** START OF Collected material **
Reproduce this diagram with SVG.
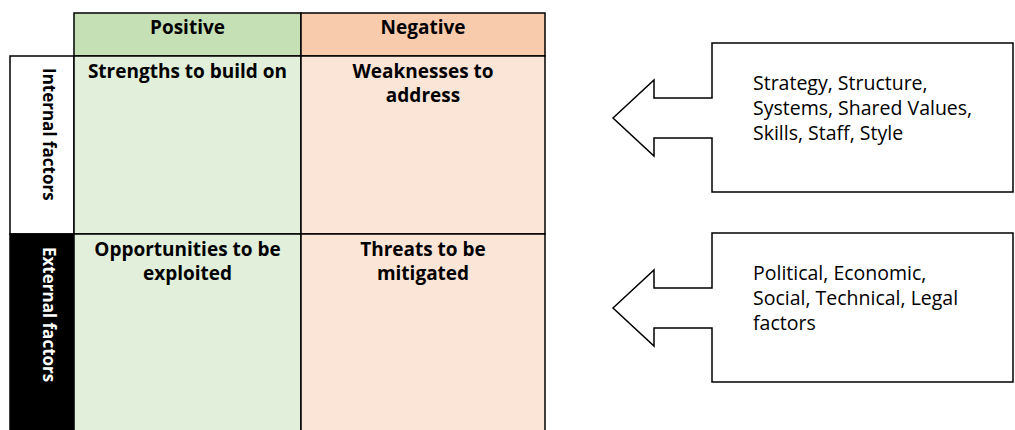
<svg xmlns="http://www.w3.org/2000/svg" width="1015" height="430" viewBox="0 0 1015 430">
  <style>
    .cell { stroke: #000; stroke-width: 1.5; }
    .pos-head { fill: #c5e0b4; }
    .pos-body { fill: #e2efda; }
    .neg-head { fill: #f8cbad; }
    .neg-body { fill: #fbe5d6; }
    .bold { font-family: "Open Sans", "Liberation Sans", sans-serif; font-weight: bold; font-size: 19px; fill: #000; }
    .side { font-family: "Open Sans", "Liberation Sans", sans-serif; font-weight: bold; font-size: 17px; }
    .plain { font-family: "Open Sans", "Liberation Sans", sans-serif; font-size: 19.5px; fill: #000; }
    .arrow { fill: #fff; stroke: #000; stroke-width: 1.5; stroke-linejoin: miter; }
  </style>

  <rect width="1015" height="430" fill="#fff"/>

  <!-- column headers -->
  <g id="header-positive">
    <rect class="cell pos-head" x="74" y="13" width="227" height="43"/>
    <text class="bold" x="187.5" y="34" text-anchor="middle">Positive</text>
  </g>
  <g id="header-negative">
    <rect class="cell neg-head" x="301" y="13" width="244" height="43"/>
    <text class="bold" x="423" y="34" text-anchor="middle">Negative</text>
  </g>

  <!-- row headers -->
  <g id="row-internal">
    <rect class="cell" x="10" y="56" width="64" height="178" fill="#fff"/>
    <text class="side" transform="translate(43,68) rotate(90)" fill="#000">Internal factors</text>
  </g>
  <g id="row-external">
    <rect class="cell" x="10" y="234" width="64" height="210" fill="#000"/>
    <text class="side" transform="translate(43,247) rotate(90)" fill="#fff">External factors</text>
  </g>

  <!-- quadrants -->
  <g id="strengths">
    <rect class="cell pos-body" x="74" y="56" width="227" height="178"/>
    <text class="bold" x="187.5" y="78" text-anchor="middle">Strengths to build on</text>
  </g>
  <g id="weaknesses">
    <rect class="cell neg-body" x="301" y="56" width="244" height="178"/>
    <text class="bold" text-anchor="middle"><tspan x="423" y="78">Weaknesses to</tspan><tspan x="423" y="102">address</tspan></text>
  </g>
  <g id="opportunities">
    <rect class="cell pos-body" x="74" y="234" width="227" height="210"/>
    <text class="bold" text-anchor="middle"><tspan x="187.5" y="256">Opportunities to be</tspan><tspan x="187.5" y="280">exploited</tspan></text>
  </g>
  <g id="threats">
    <rect class="cell neg-body" x="301" y="234" width="244" height="210"/>
    <text class="bold" text-anchor="middle"><tspan x="423" y="256">Threats to be</tspan><tspan x="423" y="280">mitigated</tspan></text>
  </g>

  <!-- callout arrows feeding the grid -->
  <g id="connectors">
    <g id="internal-callout">
      <path class="arrow" d="M613,118 L654,80 L654,98 L712,98 L712,43 L1013,43 L1013,192 L712,192 L712,138 L654,138 L654,156 Z"/>
      <text class="plain"><tspan x="753" y="90">Strategy, Structure,</tspan><tspan x="753" y="115">Systems, Shared Values,</tspan><tspan x="753" y="140">Skills, Staff, Style</tspan></text>
    </g>
    <g id="external-callout">
      <path class="arrow" d="M613,308 L654,270 L654,288 L712,288 L712,233 L1013,233 L1013,382 L712,382 L712,328 L654,328 L654,346 Z"/>
      <text class="plain"><tspan x="753" y="280">Political, Economic,</tspan><tspan x="753" y="305">Social, Technical, Legal</tspan><tspan x="753" y="330">factors</tspan></text>
    </g>
  </g>
</svg>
** END OF Collected material **
- [Your instructions]:
Copy the listing over exactly, skipping the pictures it holds.

- [Result]:
Reproduce this diagram with SVG.
<svg xmlns="http://www.w3.org/2000/svg" width="1015" height="430" viewBox="0 0 1015 430">
  <style>
    .cell { stroke: #000; stroke-width: 1.5; }
    .pos-head { fill: #c5e0b4; }
    .pos-body { fill: #e2efda; }
    .neg-head { fill: #f8cbad; }
    .neg-body { fill: #fbe5d6; }
    .bold { font-family: "Open Sans", "Liberation Sans", sans-serif; font-weight: bold; font-size: 19px; fill: #000; }
    .side { font-family: "Open Sans", "Liberation Sans", sans-serif; font-weight: bold; font-size: 17px; }
    .plain { font-family: "Open Sans", "Liberation Sans", sans-serif; font-size: 19.5px; fill: #000; }
    .arrow { fill: #fff; stroke: #000; stroke-width: 1.5; stroke-linejoin: miter; }
  </style>

  <rect width="1015" height="430" fill="#fff"/>

  <!-- column headers -->
  <g id="header-positive">
    <rect class="cell pos-head" x="74" y="13" width="227" height="43"/>
    <text class="bold" x="187.5" y="34" text-anchor="middle">Positive</text>
  </g>
  <g id="header-negative">
    <rect class="cell neg-head" x="301" y="13" width="244" height="43"/>
    <text class="bold" x="423" y="34" text-anchor="middle">Negative</text>
  </g>

  <!-- row headers -->
  <g id="row-internal">
    <rect class="cell" x="10" y="56" width="64" height="178" fill="#fff"/>
    <text class="side" transform="translate(43,68) rotate(90)" fill="#000">Internal factors</text>
  </g>
  <g id="row-external">
    <rect class="cell" x="10" y="234" width="64" height="210" fill="#000"/>
    <text class="side" transform="translate(43,247) rotate(90)" fill="#fff">External factors</text>
  </g>

  <!-- quadrants -->
  <g id="strengths">
    <rect class="cell pos-body" x="74" y="56" width="227" height="178"/>
    <text class="bold" x="187.5" y="78" text-anchor="middle">Strengths to build on</text>
  </g>
  <g id="weaknesses">
    <rect class="cell neg-body" x="301" y="56" width="244" height="178"/>
    <text class="bold" text-anchor="middle"><tspan x="423" y="78">Weaknesses to</tspan><tspan x="423" y="102">address</tspan></text>
  </g>
  <g id="opportunities">
    <rect class="cell pos-body" x="74" y="234" width="227" height="210"/>
    <text class="bold" text-anchor="middle"><tspan x="187.5" y="256">Opportunities to be</tspan><tspan x="187.5" y="280">exploited</tspan></text>
  </g>
  <g id="threats">
    <rect class="cell neg-body" x="301" y="234" width="244" height="210"/>
    <text class="bold" text-anchor="middle"><tspan x="423" y="256">Threats to be</tspan><tspan x="423" y="280">mitigated</tspan></text>
  </g>

  <!-- callout arrows feeding the grid -->
  <g id="connectors">
    <g id="internal-callout">
      <path class="arrow" d="M613,118 L654,80 L654,98 L712,98 L712,43 L1013,43 L1013,192 L712,192 L712,138 L654,138 L654,156 Z"/>
      <text class="plain"><tspan x="753" y="90">Strategy, Structure,</tspan><tspan x="753" y="115">Systems, Shared Values,</tspan><tspan x="753" y="140">Skills, Staff, Style</tspan></text>
    </g>
    <g id="external-callout">
      <path class="arrow" d="M613,308 L654,270 L654,288 L712,288 L712,233 L1013,233 L1013,382 L712,382 L712,328 L654,328 L654,346 Z"/>
      <text class="plain"><tspan x="753" y="280">Political, Economic,</tspan><tspan x="753" y="305">Social, Technical, Legal</tspan><tspan x="753" y="330">factors</tspan></text>
    </g>
  </g>
</svg>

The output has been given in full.